Die E-Mails, Falschmeldungen und Kommentare in den sozialen Netzwerken, vor allen bei »X«, stammten zu einem Teil von transfeindlichen Aktivist*innen, aber zum weitaus größeren Teil von Menschen, die uns mitteilten, die AfD wählen zu wollen. Viele Beiträge waren rassistisch, NS-verharmlosend und transfeindlich. Der Schwerpunkt lag jedoch auf einer emotionalen Empörung darüber, dass die Berliner Register wie die Gestapo oder die Stasi agieren würden.
Der Shitstorm beeinträchtigt eure Arbeit. Wie gelingt den Akteur*innen das?
In der ersten Woche war es wirklich nervig, weil man nicht dazu gekommen ist, seine Arbeit zu machen. Aber die mehrwöchige Dauer des Shitstorms hat auch Vorteile: Man gewöhnt sich emotional an die ständigen Anfeindungen und man nutzt die Zeit, um unterschiedliche Strategien im Umgang mit den Zuschriften und Anrufen zu entwickeln. Ich gehe beispielsweise an manchen Tagen nur ans Telefon, wenn die anrufende Nummer bekannt ist. Sobald mich jemand anschreit und beleidigt, lege ich auf und sperre die Nummer für weitere Anrufe. Auf wütende E-Mails reagieren wir nicht mehr und legen sie in einem Spam-Ordner ab, Falschmeldungen ebenso.

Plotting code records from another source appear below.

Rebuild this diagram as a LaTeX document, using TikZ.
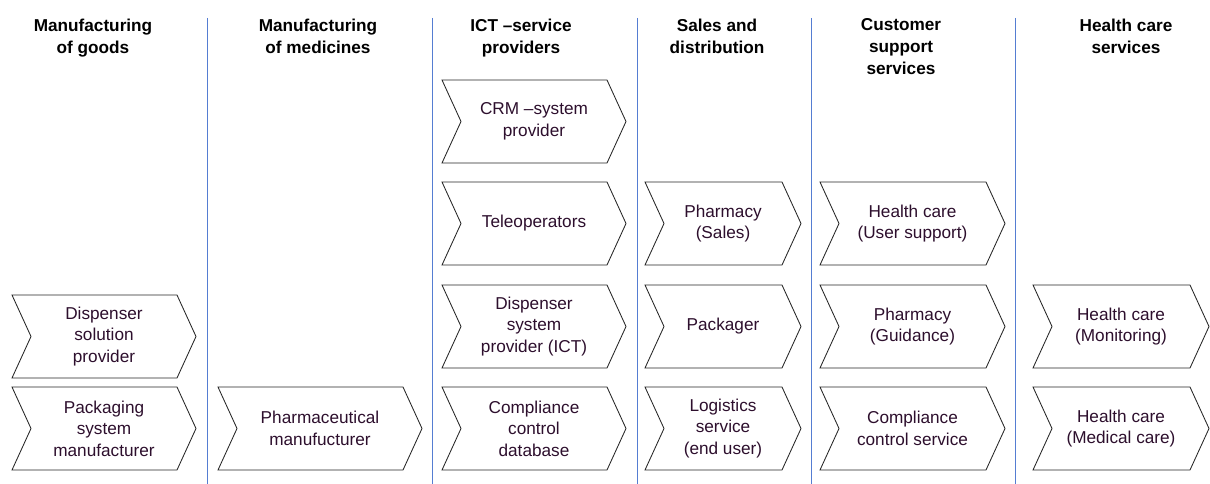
\documentclass[tikz,border=0pt]{standalone}
\usepackage{fontspec}
\setmainfont{Liberation Sans}
\definecolor{textc}{RGB}{45,15,45}
\definecolor{sepc}{RGB}{85,125,210}
\tikzset{
  chevline/.style={draw=black!85, line width=0.85pt, fill=white},
  chevtext/.style={align=center, inner sep=0pt, text=textc, font=\fontsize{17.2}{21.5}\selectfont},
  header/.style={align=center, inner sep=0pt, anchor=north, text=black, font=\bfseries\fontsize{17.2}{22}\selectfont},
  sepline/.style={draw=sepc, line width=1.5pt}
}
% name, x, ytop, width, height, text
\newcommand{\chev}[6]{%
  \draw[chevline] (#2,#3) -- ++(#4-19,0) -- ++(19,#5/2) -- ++(-19,#5/2) -- ++(-#4+19,0) -- ++(19,-#5/2) -- cycle;
  \node[chevtext] (#1) at (#2+#4/2,#3+#5/2) {#6};
}
\begin{document}
\begin{tikzpicture}[x=1pt,y=-1pt]
\useasboundingbox (0,0) rectangle (1210,484);
% separators
\foreach \xx/\nm in {207.5/s1,432.5/s2,637.5/s3,811.5/s4,1015.5/s5}{
  \coordinate (\nm a) at (\xx,18);
  \coordinate (\nm b) at (\xx,484);
  \draw[sepline] (\nm a) -- (\nm b);
}
% headers
\node[header] (h1) at (93,18.5) {Manufacturing\\of goods};
\node[header] (h2) at (318,18.5) {Manufacturing\\of medicines};
\node[header] (h3) at (521,18.5) {ICT --service\\providers};
\node[header] (h4) at (717,18.5) {Sales and\\distribution};
\node[header] (h5) at (901,18.5) {Customer\\support\\services};
\node[header] (h6) at (1126,18.5) {Health care\\services};
% column 1
\chev{dsp}{12}{295}{184}{83}{Dispenser\\solution\\provider}
\chev{psm}{12}{387}{184}{83}{Packaging\\system\\manufacturer}
% column 2
\chev{phm}{218}{387}{204}{83}{Pharmaceutical\\manufucturer}
% column 3
\chev{crm}{442}{80}{184}{83}{CRM --system\\provider}
\chev{tel}{442}{182}{184}{83}{Teleoperators}
\chev{dsys}{442}{285}{184}{83}{Dispenser\\system\\provider (ICT)}
\chev{ccd}{442}{387}{184}{83}{Compliance\\control\\database}
% column 4
\chev{phs}{645}{182}{156}{83}{Pharmacy\\(Sales)}
\chev{pkg}{645}{285}{156}{83}{Packager}
\chev{log}{645}{387}{156}{83}{Logistics\\service\\(end user)}
% column 5
\chev{hus}{820}{182}{185}{83}{Health care\\(User support)}
\chev{phg}{820}{285}{185}{83}{Pharmacy\\(Guidance)}
\chev{ccs}{820}{387}{185}{83}{Compliance\\control service}
% column 6
\chev{hmo}{1033}{285}{176}{83}{Health care\\(Monitoring)}
\chev{hmc}{1033}{387}{176}{83}{Health care\\(Medical care)}
\end{tikzpicture}
\end{document}
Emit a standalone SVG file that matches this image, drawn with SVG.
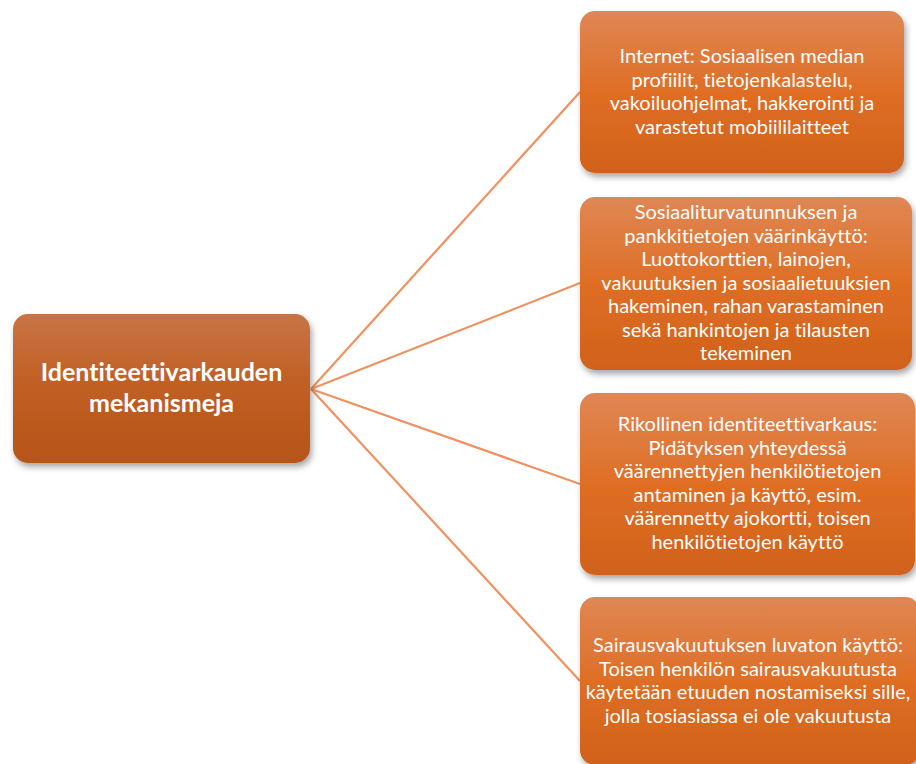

Auf »X« haben wir die Kommentarfunktion ausgeschaltet und viele Accounts geblockt. Wir haben zudem neue Accounts bei den Alternativen Mastodon und Bluesky eingerichtet, bauen uns dort eine neue Öffentlichkeit auf. Mittlerweile sind es nur noch einzelne Akteure der extremen Rechten, die versuchen, den Shitstorm neu zu entfachen. Wir waren dazu gezwungen, den Schwerpunkt unserer Arbeit auf den Umgang mit dem Shitstorm zu legen, sind dadurch aber nicht handlungsunfähig geworden.